Tax Avoidance Report Is Damning
Updated: 2:47pm UK, Wednesday 21 November 2012
By Ursula Errington, Business Reporter
The National Audit Office's report on tackling marketed tax avoidance schemes is absolutely damning in its assessment of HM Revenue and Custom's effectiveness.
It is estimated that in 2010/11 the difference between the amount of tax that was collected and the amount of tax that should have been collected amounted to £32bn - £5bn of that attributable to tax avoidance.
The report makes it clear that HMRC is not doing enough to claw back that money and is not really tackling the 41,000 businesses and individuals using marketed tax avoidance schemes.
Much of the criticism is not even around the actual implementation of powers or investigative ability, it is about basic departmental management.
Apparently, HMRC does not collect information on the resources it commits to specifically tackling avoidance, it does not monitor costs of its anti-avoidance work and has not identified how to evaluate its overall anti-avoidance strategy.
When it comes to actually doing the job of identifying tax avoiders and making them pay up, the report does not get any better.
Perhaps the most brutal accusation that the National Audit Office (NAO) levels is that "HMRC has not sought to build a detailed picture of the way the market operates".
The implication being that HMRC has not done its homework and that it cannot effectively police a system it does not fully understand.
In HMRC's defence, tax avoidance - by the very nature of the fact that it is not illegal - is devilishly difficult to combat.
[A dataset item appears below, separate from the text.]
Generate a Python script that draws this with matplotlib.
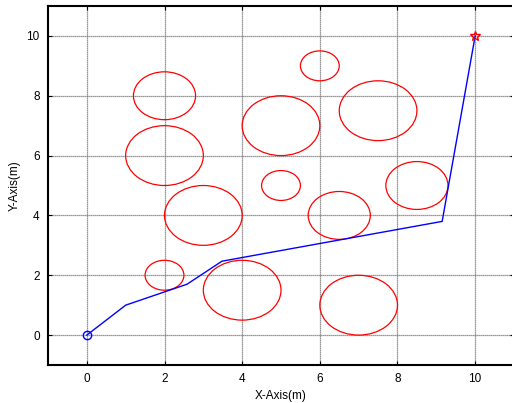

Schemes are sophisticated and highly contrived.
Picking through them and pursuing loopholes takes years and is extremely expensive.
The key tool HMRC has to take on marketed tax avoidance programmes is "Disclosure Of Tax Avoidance Schemes" (DOTAS), a regime requiring those that design and sell certain types of tax avoidance structures to tell HMRC about each new scheme they introduce.
HMRC say this system has enabled it to make 98 changes to tax law in the last eight years, to close loopholes.
The problem is only a few schemes have to be disclosed.
If determined promoters want to avoid disclosing a scheme, they get a lawyer to confirm that it does not need to be declared, making them immune to penalty.
Since September 2007, there were 365 enquiries into instances where it was thought a promoter had not complied with disclosure rules. Most of those concluded there was "no failure to comply".
The NAO suggests the Government needs to step up and raise the hurdle for what constitutes a "reasonable excuse" not to comply with disclosure rules.
HMRC says things are about to get better.
In Prime Minister's Questions on Wednesday, David Cameron repeated his boast that the Government is investing £900m to tackle tax avoidance and evasion - although they have not been specific about the timescale over which that money will be released to HMRC.
He also promised that tackling tax dodgers will be a priority for his chairmanship of the G8 from January next year.
Also, next year a new anti-avoidance rule that has been years in development will be introduced.
Tax investigators hope it will give them the ability to categorically assess and pursue schemes quickly and aggressively.
But the reality is those who design tax avoidance schemes have probably already worked out how to bend the rule and get around its wording for financial gain.
Experts argue what is needed is a "principle" rather than a "rule" - something a bit more flexible to encompass all activity where the result is fundamentally to avoid paying tax.
HMRC is understandably on the defensive in the wake of the latest report.
A spokesman said: "HMRC has successfully challenged over 40 tax avoidance schemes through the courts in the last two years alone, successfully disrupting the avoidance industry through a combination of legal challenge and improved intelligence on new schemes, and protecting around £4bn.
"But as the avoidance landscape changes, so must our approach. The Government is building on DOTAS to give HMRC stronger powers to obtain information.
"These, together with the introduction of an anti-abuse rule in 2013 will further strengthen our anti avoidance work."